Synopsis
A new collection from a poet acclaimed for his immaculate craft and impressive range
William Logan'S dark, intense, muscular verse has long unsettled some of the standard agreements of American poetry. His eighth collection finds its home in the elsewhere, in the various small towns and ancient cities where the poet has felt some shimmering presence of the past. Logan uncovers the memory of the Leviathan in the Massachusetts fishing village where he was raised, the coupling of gods in Venice at the millennium, and signs of the Flood in Texas. He explores places familiar and unfamiliar, whether tenting on the plains with General Custer or seeing a horrific vision behind the Blaschkas' famous glass models of the invertebrates. The inhabitants of Sodom and Gomorrah followed strange flesh; in the collapsing real-estate market of the past, this master of formality as well as form discovers the sins of the flesh that still haunt us.
Publishers Weekly
Long known for his frequently blistering, sometimes brilliantly written, book reviews, Logan also merits attention for his verse: his shapely, often rhymed stanzas and unrhymed sonnets are crisp, well observed, frequently angry, propelled by his sense of the past. "At eleven, I wanted to own/ the corroded, omnipotent gods," he says of the statues he saw as a child in church; in a tour de force quartet of sonnets on paintings and photographs, "The mists leak cream, clouds filthier than cream,/ dragged like an afterthought from the sky's lead bowl." Logan's range of subjects is larger, his voice more assured, than in other recent volumes.
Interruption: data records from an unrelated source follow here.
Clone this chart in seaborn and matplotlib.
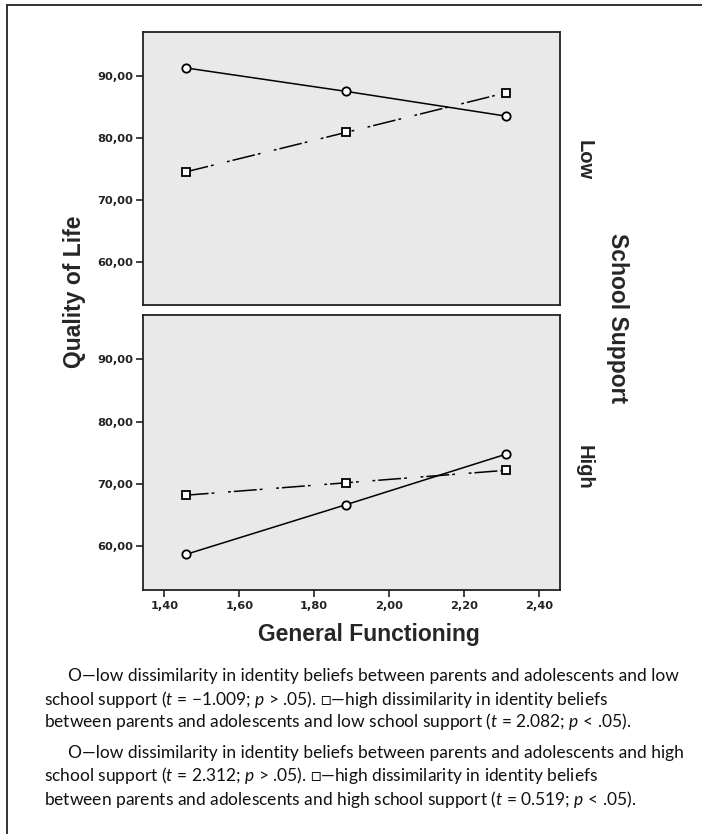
import matplotlib
matplotlib.use("Agg")
import matplotlib.pyplot as plt
import pandas as pd
import seaborn as sns

# values
gen_functioning = [1.457, 1.886, 2.313]
support_levels = ["Low", "High"]
low_dissim_low_support = [91.3, 87.5, 83.5]
high_dissim_low_support = [74.5, 80.9, 87.3]
low_dissim_high_support = [58.7, 66.7, 74.8]
high_dissim_high_support = [68.2, 70.2, 72.2]
y_ticks = [60, 70, 80, 90]
x_ticks = [1.4, 1.6, 1.8, 2.0, 2.2, 2.4]

caption_1 = [
    "O\u2014low dissimilarity in identity beliefs between parents and adolescents and low",
    "school support ($\\mathit{t}$ = \u22121.009; $\\mathit{p}$ > .05). \u25a1\u2014high dissimilarity in identity beliefs",
    "between parents and adolescents and low school support ($\\mathit{t}$ = 2.082; $\\mathit{p}$ < .05).",
]
caption_2 = [
    "O\u2014low dissimilarity in identity beliefs between parents and adolescents and high",
    "school support ($\\mathit{t}$ = 2.312; $\\mathit{p}$ > .05). \u25a1\u2014high dissimilarity in identity beliefs",
    "between parents and adolescents and high school support ($\\mathit{t}$ = 0.519; $\\mathit{p}$ < .05).",
]

rows = []
for support, low_vals, high_vals in [
    ("Low", low_dissim_low_support, high_dissim_low_support),
    ("High", low_dissim_high_support, high_dissim_high_support),
]:
    for x, y in zip(gen_functioning, low_vals):
        rows.append({"support": support, "dissim": "low", "gf": x, "qol": y})
    for x, y in zip(gen_functioning, high_vals):
        rows.append({"support": support, "dissim": "high", "gf": x, "qol": y})
df = pd.DataFrame(rows)

sns.set_theme(style="white")
plt.rcParams["font.family"] = ["DejaVu Sans"]
plt.rcParams["mathtext.fontset"] = "custom"
plt.rcParams["mathtext.rm"] = "Lato"
plt.rcParams["mathtext.it"] = "Lato:italic"

W, H = 702, 834
fig = plt.figure(figsize=(W / 100, H / 100), dpi=100)


def fx(px):
    return px / W


def fy(py):
    return 1 - py / H


panels = {"Low": (32, 305), "High": (315, 590)}
left, right = 143, 560

for support in support_levels:
    top, bottom = panels[support]
    ax = fig.add_axes([fx(left), fy(bottom), fx(right - left), (bottom - top) / H])
    ax.set_facecolor("#e9e9e9")
    sub = df[df["support"] == support]
    sns.lineplot(
        data=sub, x="gf", y="qol", style="dissim", ax=ax,
        style_order=["low", "high"],
        markers={"low": "o", "high": "s"},
        dashes={"low": "", "high": (15, 2, 1.8, 9, 1.8, 2)},
        color="black", lw=1.1, markersize=6,
        markerfacecolor="white", markeredgecolor="black", markeredgewidth=1.3,
        legend=False,
    )
    ax.set_xlim(1.343, 2.456)
    ax.set_ylim(53.0, 97.1)
    ax.set_yticks(y_ticks)
    ax.set_yticklabels([f"{v},00" for v in y_ticks], fontweight="bold")
    ax.set_xlabel("")
    ax.set_ylabel("")
    for s in ax.spines.values():
        s.set_linewidth(1.3)
        s.set_color("#222222")
    ax.tick_params(axis="y", direction="out", length=5, width=1.2, pad=2,
                   labelsize=8.2, left=True, colors="#222222")
    if support == "High":
        ax.set_xticks(x_ticks)
        ax.set_xticklabels([f"{v:.2f}".replace(".", ",") for v in x_ticks],
                           fontweight="bold")
        ax.tick_params(axis="x", direction="out", length=5, width=1.2, pad=3,
                       labelsize=8.2, bottom=True, colors="#222222")
    else:
        ax.set_xticks([])
    fig.text(fx(584), fy(160 if support == "Low" else 467), support,
             rotation=-90, ha="center", va="center", fontsize=14.5,
             fontweight="bold", family="Liberation Sans")

# axis titles
fig.text(fx(75), fy(292), "Quality of Life", rotation=90, ha="center", va="center",
         fontsize=16.5, fontweight="bold", family="Liberation Sans")
fig.text(fx(369), fy(635), "General Functioning", ha="center", va="center",
         fontsize=16.5, fontweight="bold", family="Liberation Sans")
fig.text(fx(618), fy(318), "School Support", rotation=-90, ha="center", va="center",
         fontsize=16.5, fontweight="bold", family="Liberation Sans")

# caption
cap_font = ["Lato", "DejaVu Sans"]
for lines, ys in [(caption_1, [676, 699, 722]), (caption_2, [753, 776, 799])]:
    for i, (line, y) in enumerate(zip(lines, ys)):
        x0 = 68 if i == 0 else 44
        fig.text(fx(x0), fy(y), line, ha="left", va="center", fontsize=12.5,
                 family=cap_font, color="#111111")

# outer frame (top and left only)
fig.add_artist(plt.Line2D([fx(7), 1], [fy(5), fy(5)], color="#222222", lw=1.3))
fig.add_artist(plt.Line2D([fx(7), fx(7)], [fy(5), 0], color="#222222", lw=1.3))

fig.savefig("out.png", dpi=100)
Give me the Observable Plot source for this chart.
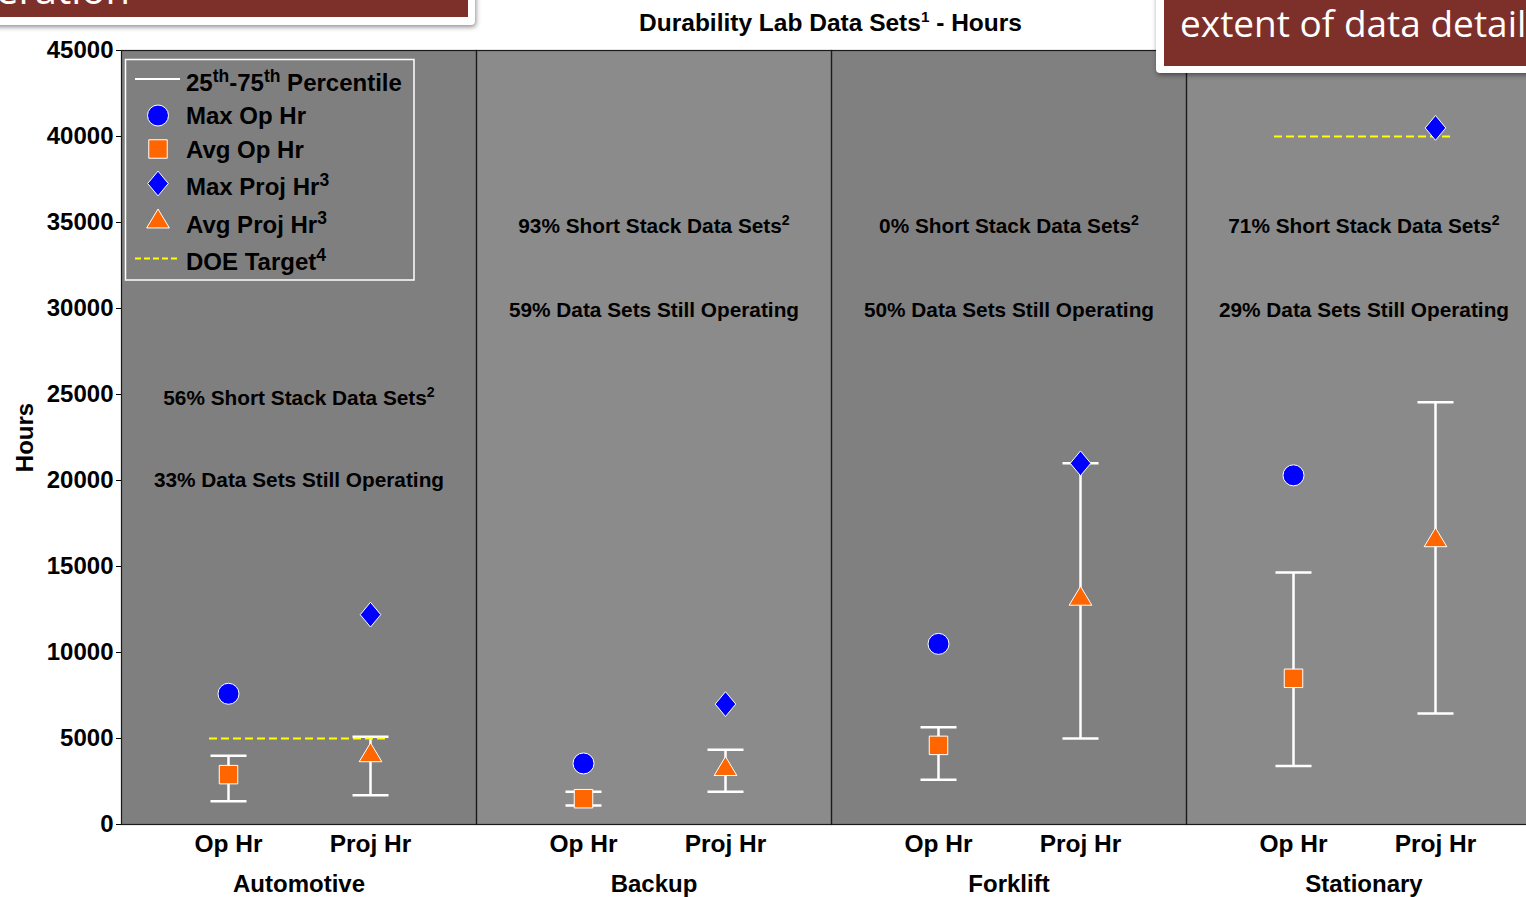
<!DOCTYPE html>
<html>
<head>
<meta charset="utf-8">
<script src="https://cdn.jsdelivr.net/npm/d3@7"></script>
<script src="https://cdn.jsdelivr.net/npm/@observablehq/plot@0.6"></script>
<style>
  html, body { margin: 0; padding: 0; background: #fff; overflow: hidden; }
  #wrap { position: relative; width: 1526px; height: 897px; overflow: hidden; background: #fff; }
  #chart { position: absolute; left: 0; top: 0; width: 1544px; }
  #chart svg { max-width: none !important; }
  #title {
    position: absolute; left: 119px; width: 1423px; top: 11px;
    text-align: center; font: bold 24.5px/24px "Liberation Sans", Arial, sans-serif; color: #000;
  }
  #title sup { font-size: 0.62em; line-height: 0; vertical-align: 0.6em; }
  .banner { position: absolute; background: #fff; box-shadow: 1px 2px 5px rgba(0,0,0,0.45); border-radius: 4px; }
  .banner .fill { position: absolute; left: 0; top: 0; background: #7d302a; overflow: hidden; }
  .banner span { position: absolute; white-space: nowrap; color: #fff; font-family: "Open Sans", sans-serif; }
  #bannerL { left: -12px; top: -12px; width: 487px; height: 37px; }
  #bannerL .fill { right: 7px; bottom: 8px; }
  #bannerL span { right: 338px; top: -19.5px; font-size: 40px; line-height: 40px; }
  #bannerR { left: 1156px; top: -12px; width: 400px; height: 85px; }
  #bannerR .fill { left: 8px; right: 0; bottom: 7px; }
  #bannerR span { left: 16px; top: 16px; font-size: 37px; line-height: 37px; }
  #legend { position: absolute; left: 120px; top: 50px; }
</style>
</head>
<body>
<div id="wrap">
  <div id="chart"></div>
  <div id="title">Durability Lab Data Sets<sup>1</sup> - Hours</div>
  <div id="legend"></div>
  <div class="banner" id="bannerL"><div class="fill"><span>Operation</span></div></div>
  <div class="banner" id="bannerR"><div class="fill"><span>extent of data detail</span></div></div>
</div>
<script>
// Durability lab data sets, hours per application
const applications = ["Automotive", "Backup", "Forklift", "Stationary"];
const measures = ["Op Hr", "Proj Hr"];

const maxOpHr   = [7600, 3550, 10500, 20300];
const avgOpHr   = [2900, 1500, 4600, 8500];
const opHrP25   = [1350, 1100, 2600, 3400];
const opHrP75   = [4000, 1900, 5650, 14650];

const maxProjHr = [12200, 7000, 21000, 40500];
const avgProjHr = [4200, 3400, 13300, 16700];
const projHrP25 = [1700, 1900, 5000, 6450];
const projHrP75 = [5100, 4350, 21000, 24550];

const doeTarget = [5000, null, null, 40000];

const shortStackPct     = [56, 93, 0, 71];
const stillOperatingPct = [33, 59, 50, 29];

const yTicks = [0, 5000, 10000, 15000, 20000, 25000, 30000, 35000, 40000, 45000];

// ---- styling ----
const panelFill = { Automotive: "#7f7f7f", Backup: "#8b8b8b", Forklift: "#808080", Stationary: "#8a8a8a" };
const blue = "#0000ff", orange = "#ff6600", target = "#ffff00";
// vertical placement (hours) of the two note lines in each panel
const notePlacement = app => app === "Automotive" ? [24800, 20000] : [34800, 29900];

// marker shapes (r derived from the symbol area)
const sym = fn => ({ draw(c, size) { fn(c, Math.sqrt(size / Math.PI)); } });
const circleSym   = sym((c, r) => { c.moveTo(r, 0); c.arc(0, 0, r, 0, 2 * Math.PI); c.closePath(); });
const squareSym   = sym((c, r) => { const h = 0.88 * r; c.rect(-h, -h, 2 * h, 2 * h); });
const diamondSym  = sym((c, r) => { const w = 0.98 * r, h = 1.18 * r; c.moveTo(0, -h); c.lineTo(w, 0); c.lineTo(0, h); c.lineTo(-w, 0); c.closePath(); });
const triangleSym = sym((c, r) => { const w = 1.08 * r, h = 0.9 * r; c.moveTo(0, -h); c.lineTo(w, h); c.lineTo(-w, h); c.closePath(); });
const capSym      = sym((c, r) => { c.moveTo(-r, 0); c.lineTo(r, 0); });
const R = 10.5;

// ---- tables built from the arrays ----
const spreads = applications.flatMap((app, i) => [
  { app, measure: measures[0], p25: opHrP25[i],   p75: opHrP75[i] },
  { app, measure: measures[1], p25: projHrP25[i], p75: projHrP75[i] }
]);
const point = (arr, m) => applications.map((app, i) => ({ app, measure: m, value: arr[i] }));
const maxOp   = point(maxOpHr, measures[0]);
const avgOp   = point(avgOpHr, measures[0]);
const maxProj = point(maxProjHr, measures[1]);
const avgProj = point(avgProjHr, measures[1]);
const targets = applications.map((app, i) => ({ app, value: doeTarget[i] })).filter(d => d.value != null);
const notes = applications.flatMap((app, i) => {
  const [y1, y2] = notePlacement(app);
  return [
    { app, y: y1, text: `${shortStackPct[i]}% Short Stack Data Sets²` },
    { app, y: y2, text: `${stillOperatingPct[i]}% Data Sets Still Operating` }
  ];
});

const chart = Plot.plot({
  width: 1544, height: 897,
  marginTop: 50, marginBottom: 73, marginLeft: 119, marginRight: 2,
  style: { fontFamily: "'Liberation Sans', Arial, sans-serif", fontWeight: "bold", color: "#000",
           background: "transparent", overflow: "visible", maxWidth: "none" },
  fx: { domain: applications, padding: 0 },
  x: { type: "point", domain: measures, padding: 0.75 },
  y: { domain: [0, 45000] },
  color: { type: "identity" },
  marks: [
    Plot.rect(applications, { fx: d => d, fill: d => panelFill[d] }),
    Plot.frame({ stroke: "#1a1a1a", strokeWidth: 1.2 }),
    Plot.axisY({ ticks: yTicks, tickFormat: "d", tickSize: 5, tickPadding: 3, fontSize: 24,
                 label: "Hours", labelAnchor: "center", labelOffset: 106, labelArrow: "none" }),
    Plot.axisX({ anchor: "bottom", tickSize: 0, tickPadding: 10, fontSize: 24.5, label: null }),
    Plot.axisFx({ anchor: "bottom", tickSize: 0, tickPadding: 50, fontSize: 24, label: null }),
    Plot.text(notes, { fx: "app", y: "y", text: "text", frameAnchor: "middle", fontSize: 20.8, fill: "#000" }),
    Plot.ruleX(spreads, { fx: "app", x: "measure", y1: "p25", y2: "p75", stroke: "white", strokeWidth: 2.5 }),
    Plot.dot(spreads, { fx: "app", x: "measure", y: "p25", symbol: capSym, r: 18, fill: "none", stroke: "white", strokeWidth: 2.5 }),
    Plot.dot(spreads, { fx: "app", x: "measure", y: "p75", symbol: capSym, r: 18, fill: "none", stroke: "white", strokeWidth: 2.5 }),
    Plot.ruleY(targets, { fx: "app", y: "value", x1: () => measures[0], x2: () => measures[1],
                          insetLeft: -19, insetRight: -17, stroke: target, strokeWidth: 2, strokeDasharray: "8,4" }),
    Plot.dot(maxOp,   { fx: "app", x: "measure", y: "value", symbol: circleSym,   r: R, fill: blue,   stroke: "white", strokeWidth: 1 }),
    Plot.dot(avgOp,   { fx: "app", x: "measure", y: "value", symbol: squareSym,   r: R, fill: orange, stroke: "white", strokeWidth: 1 }),
    Plot.dot(maxProj, { fx: "app", x: "measure", y: "value", symbol: diamondSym,  r: R, fill: blue,   stroke: "white", strokeWidth: 1 }),
    Plot.dot(avgProj, { fx: "app", x: "measure", y: "value", symbol: triangleSym, r: R, fill: orange, stroke: "white", strokeWidth: 1 })
  ]
});
chart.style.maxWidth = "none";
document.getElementById("chart").appendChild(chart);

// raise footnote digits
d3.select(chart).selectAll("text").each(function () {
  if (this.childElementCount || !this.textContent.includes("²")) return;
  const s = this.textContent;
  this.textContent = s.replace("²", "");
  d3.select(this).append("tspan").attr("dy", -8).attr("font-size", "0.68em").text("2");
});

// ---- legend ----
const legendItems = [
  { kind: "line",  parts: [["25"], ["th", 1], ["-75"], ["th", 1], [" Percentile"]] },
  { kind: circleSym,   fill: blue,   parts: [["Max Op Hr"]] },
  { kind: squareSym,   fill: orange, parts: [["Avg Op Hr"]] },
  { kind: diamondSym,  fill: blue,   parts: [["Max Proj Hr"], ["3", 1]] },
  { kind: triangleSym, fill: orange, parts: [["Avg Proj Hr"], ["3", 1]] },
  { kind: "dash",  parts: [["DOE Target"], ["4", 1]] }
];
const symbolY = [29, 65.5, 99, 133.5, 168.5, 208.5];
const labelY  = [40.5, 74, 107.5, 145, 182.5, 220];
const supShift = 9;

const lg = d3.select("#legend").append("svg").attr("width", 300).attr("height", 240)
  .style("font-family", "'Liberation Sans', Arial, sans-serif").style("font-weight", "bold");
lg.append("rect").attr("x", 5.5).attr("y", 9.5).attr("width", 288.5).attr("height", 220.5)
  .attr("fill", "none").attr("stroke", "white").attr("stroke-width", 1.5);
legendItems.forEach((d, i) => {
  const y = symbolY[i];
  if (d.kind === "line") {
    lg.append("line").attr("x1", 15).attr("x2", 60).attr("y1", y).attr("y2", y).attr("stroke", "white").attr("stroke-width", 2);
  } else if (d.kind === "dash") {
    lg.append("line").attr("x1", 15).attr("x2", 60).attr("y1", y).attr("y2", y)
      .attr("stroke", target).attr("stroke-width", 2).attr("stroke-dasharray", "6,3");
  } else {
    const p = d3.path(); d.kind.draw(p, Math.PI * R * R);
    lg.append("path").attr("d", p.toString()).attr("transform", `translate(38,${y})`)
      .attr("fill", d.fill).attr("stroke", "white").attr("stroke-width", 1);
  }
  const t = lg.append("text").attr("x", 66).attr("y", labelY[i]).attr("font-size", 24).attr("fill", "#000");
  let raised = false;
  d.parts.forEach(([s, sup]) => {
    const ts = t.append("tspan").text(s);
    if (sup) {
      ts.attr("font-size", 17.5);
      if (!raised) { ts.attr("dy", -supShift); raised = true; }
    } else if (raised) {
      ts.attr("dy", supShift); raised = false;
    }
  });
});
</script>
</body>
</html>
Poems about travels in England and the Netherlands speak fruitfully to the quieter poems on the same subjects published by Logan's partner, Debra Greger. (There is even a finely tuned love poem to her.) Logan may at times sound more like Robert Lowell than like himself, but he often sounds wonderful, poem by poem-and he brings, at his best, a sense of human life, of answers ignored and potential squandered. Logan's acrid wisdom offers a sense that he has seen through the facades we perversely maintain: "Things went back to normal," one poem ends, "or the normal that children have to call normal." (Oct.)